DATA EXTRACT:
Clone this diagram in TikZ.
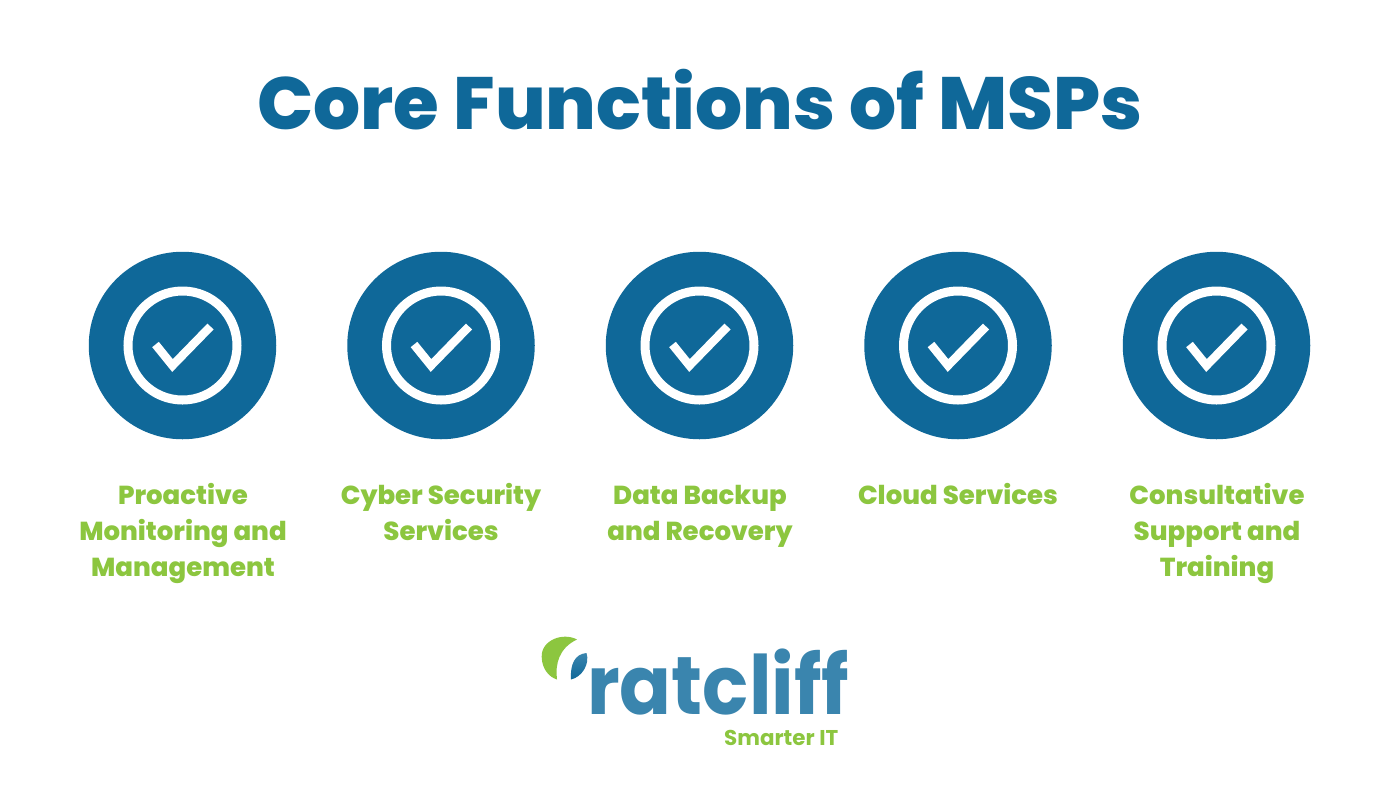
\documentclass[tikz,border=0pt]{standalone}
\usepackage{fontspec}
\setmainfont{Poppins}[BoldFont={Poppins Bold}]
\newfontfamily\popx{Poppins ExtraBold}
\definecolor{mspblue}{HTML}{0F6899}
\definecolor{mspgreen}{HTML}{8CC63F}
\definecolor{logoblue}{HTML}{3A85AE}
\newcommand{\tallline}{\rule{0pt}{25pt}}
\tikzset{
  disc/.style={circle,fill=mspblue,draw=none,minimum size=187.5pt,inner sep=0pt},
  ring/.style={circle,draw=white,line width=9pt,minimum size=109pt,inner sep=0pt},
  tick/.style={draw=white,line width=8.5pt,miter limit=10},
  lab/.style={text=mspgreen,font=\fontsize{26}{36}\selectfont\popx,align=center,anchor=north,inner sep=0pt}
}
\newcommand{\badge}[2]{%
  \node[disc] (d#1) at (#2,345.5) {};
  \node[ring] (r#1) at (#2,345.5) {};
  \draw[tick] ([shift={(-27,-1)}]d#1.center) -- ([shift={(-10,20)}]d#1.center) -- ([shift={(28,-19)}]d#1.center);
}
\begin{document}
\begin{tikzpicture}[x=1pt,y=-1pt]
\useasboundingbox (0,0) rectangle (1400,788);
\fill[white] (0,0) rectangle (1400,788);
\node[text=mspblue,font=\fontsize{74}{80}\selectfont\popx,inner sep=0pt] (title) at (700,100) {Core Functions of MSPs};
\badge{a}{182.5}
\badge{b}{441}
\badge{c}{699.5}
\badge{d}{958}
\badge{e}{1216.5}
\node[lab] (la) at (183,479) {\tallline Proactive\\Monitoring and\\Management};
\node[lab] (lb) at (441,479) {\tallline Cyber Security\\Services};
\node[lab] (lc) at (700,479) {\tallline Data Backup\\and Recovery};
\node[lab] (ld) at (958,479) {\tallline Cloud Services};
\node[lab] (le) at (1217,479) {\tallline Consultative\\Support and\\Training};
% logo
\fill[mspgreen] (577,639.5) .. controls (563,632) and (541,640) .. (541.7,657) .. controls (542,669) and (549,677) .. (557,679.5) .. controls (555,664) and (559,648) .. (577,639.5) -- cycle;
\shade[top color=logoblue,bottom color=mspblue] (586.5,653) .. controls (575,654) and (570,664) .. (571,679.5) .. controls (582,677) and (590,664) .. (586.5,653) -- cycle;
\node[text=logoblue,font=\fontsize{78}{80}\selectfont\bfseries,anchor=base west,inner sep=0pt,xscale=.98,yscale=1.05] (logo) at (587,714.5) {ratcliff};
\node[text=mspgreen,font=\fontsize{21.4}{22}\selectfont\bfseries,anchor=base west,inner sep=0pt] (smart) at (724,745) {Smarter IT};
\end{tikzpicture}
\end{document}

WHAT IS EXPECTED: The material above holds pictures; copy everything else in it exactly.

FULL ANSWER:
Clone this diagram in TikZ.
\documentclass[tikz,border=0pt]{standalone}
\usepackage{fontspec}
\setmainfont{Poppins}[BoldFont={Poppins Bold}]
\newfontfamily\popx{Poppins ExtraBold}
\definecolor{mspblue}{HTML}{0F6899}
\definecolor{mspgreen}{HTML}{8CC63F}
\definecolor{logoblue}{HTML}{3A85AE}
\newcommand{\tallline}{\rule{0pt}{25pt}}
\tikzset{
  disc/.style={circle,fill=mspblue,draw=none,minimum size=187.5pt,inner sep=0pt},
  ring/.style={circle,draw=white,line width=9pt,minimum size=109pt,inner sep=0pt},
  tick/.style={draw=white,line width=8.5pt,miter limit=10},
  lab/.style={text=mspgreen,font=\fontsize{26}{36}\selectfont\popx,align=center,anchor=north,inner sep=0pt}
}
\newcommand{\badge}[2]{%
  \node[disc] (d#1) at (#2,345.5) {};
  \node[ring] (r#1) at (#2,345.5) {};
  \draw[tick] ([shift={(-27,-1)}]d#1.center) -- ([shift={(-10,20)}]d#1.center) -- ([shift={(28,-19)}]d#1.center);
}
\begin{document}
\begin{tikzpicture}[x=1pt,y=-1pt]
\useasboundingbox (0,0) rectangle (1400,788);
\fill[white] (0,0) rectangle (1400,788);
\node[text=mspblue,font=\fontsize{74}{80}\selectfont\popx,inner sep=0pt] (title) at (700,100) {Core Functions of MSPs};
\badge{a}{182.5}
\badge{b}{441}
\badge{c}{699.5}
\badge{d}{958}
\badge{e}{1216.5}
\node[lab] (la) at (183,479) {\tallline Proactive\\Monitoring and\\Management};
\node[lab] (lb) at (441,479) {\tallline Cyber Security\\Services};
\node[lab] (lc) at (700,479) {\tallline Data Backup\\and Recovery};
\node[lab] (ld) at (958,479) {\tallline Cloud Services};
\node[lab] (le) at (1217,479) {\tallline Consultative\\Support and\\Training};
% logo
\fill[mspgreen] (577,639.5) .. controls (563,632) and (541,640) .. (541.7,657) .. controls (542,669) and (549,677) .. (557,679.5) .. controls (555,664) and (559,648) .. (577,639.5) -- cycle;
\shade[top color=logoblue,bottom color=mspblue] (586.5,653) .. controls (575,654) and (570,664) .. (571,679.5) .. controls (582,677) and (590,664) .. (586.5,653) -- cycle;
\node[text=logoblue,font=\fontsize{78}{80}\selectfont\bfseries,anchor=base west,inner sep=0pt,xscale=.98,yscale=1.05] (logo) at (587,714.5) {ratcliff};
\node[text=mspgreen,font=\fontsize{21.4}{22}\selectfont\bfseries,anchor=base west,inner sep=0pt] (smart) at (724,745) {Smarter IT};
\end{tikzpicture}
\end{document}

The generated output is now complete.